That’s the idea behind an executive order the president just signed to reduce labor law violations among firms that contract with the federal government (disclosure: I worked on this idea during my time with the administration).
The first point to emphasize here is that while most government-contracted firms do not break these laws, some do. And while there are some safeguards in the current system, procurement officers—the folks who decide who gets the bid—don’t have all the information they need to track labor violations like unpaid wages or overtime, not paying the minimum wage, safety and health violations, misclassifying employees as independent contractors, and so on. This executive order provides contract officers with precisely that information and that’s smart policy in a number of ways.
First, the federal government does a lot of business with private firms, something in the neighborhood of $500 billion per year, and many firms depend on the business. The new order thus raises the cost of labor violations and strengthens the incentives to do the right thing. In so doing, it puts scofflaws at a competitive disadvantage.
Second, since the minority of firms that have shoddy labor practices and/or ongoing labor disputes are likely lousy performers anyway, I suspect this new rule will improve contract efficiency.
As the White House put it: “Contractors who invest in their workers’ safety and maintain a fair and equitable workplace shouldn’t have to compete with contractors who offer low-ball bids—based on savings from skirting the law—and then ultimately deliver poorer performance to taxpayers.”
Unfortunately, though there’s not a lot of data on this, the historical record suggests that it’s a problem in need of a solution. Some of the largest labor law violations have been found at firms that contract with the feds, including firms that continued to get contracts even after the violations were established.

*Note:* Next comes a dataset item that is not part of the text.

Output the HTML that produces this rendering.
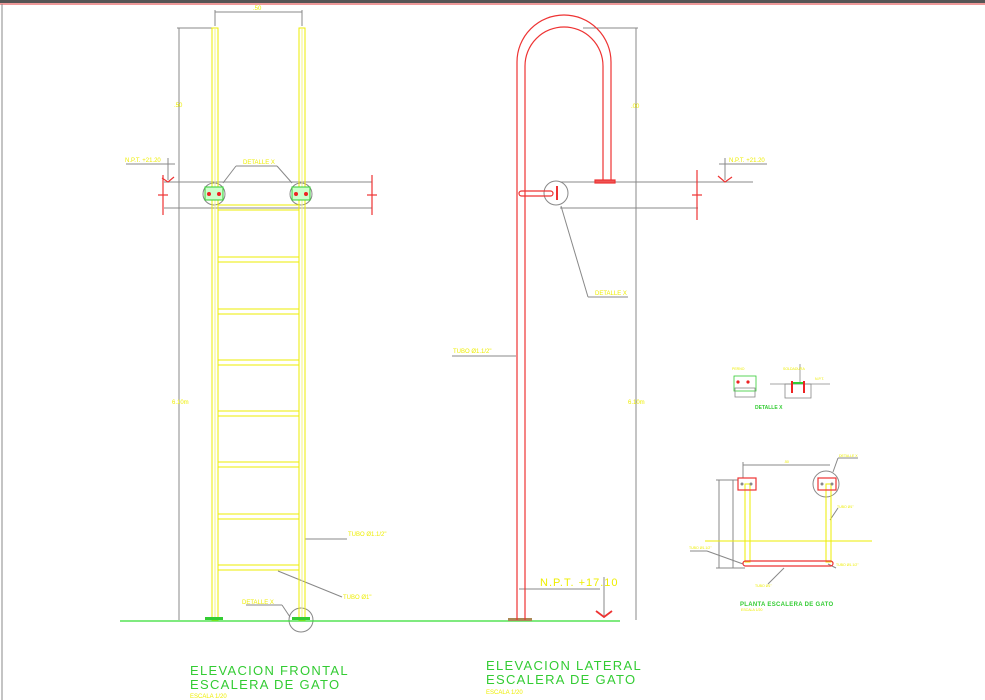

Some details:
- Federal procurement officers will have information from firms seeking contracts on labor violations over the past three years in any of these areas: wage and overtime rules, safety and health, collective bargaining, family and medical leave, and civil rights. As I understand it, prior violations don’t disqualify companies, but they must have a three-year clean bill of health.
- It sounds like they’re trying to set up this new system to help companies with violations get back on the right track. If a firm is found to have labor law violations, it will get early guidance “on whether those violations are potentially problematic and opportunities to remedy any problems. Contracting officers will take these steps into account before awarding a contract, as well as after awarding a contract to ensure the contractor is living up to the terms of its agreement.”
- The order tackles another important issue: muddled pay stubs that prevent workers from figuring out whether there’s a violation in the first place. It “requires contractors to give their employees information concerning their hours worked, overtime hours, pay, and any additions to or deductions made from their pay, so workers can be sure they’re getting paid what they’re owed.” Fuzzy pay stubs are one way in which regular workers are kept in the dark about the employment status: they don’t recognize that they’ve been classified as independent contractors and thus exempted from basic protections.
- This executive order builds on an earlier one announced by the president back in January to raise the minimum wage of workers on federal contracts to $10.10.
I’m but one taxpayer, but I suspect I’m not alone in asserting that I’d rather my money went to firms that play by the rules. I also suspect I’m not alone in bemoaning the congressional gridlock that continues to block any idea targeted at helping working people get a slightly better deal. This executive order won’t change the fact that it’s been an awfully lopsided recovery in terms of where most of the growth has flowed. But it’s surely a move in the right direction, and that makes it very welcome indeed.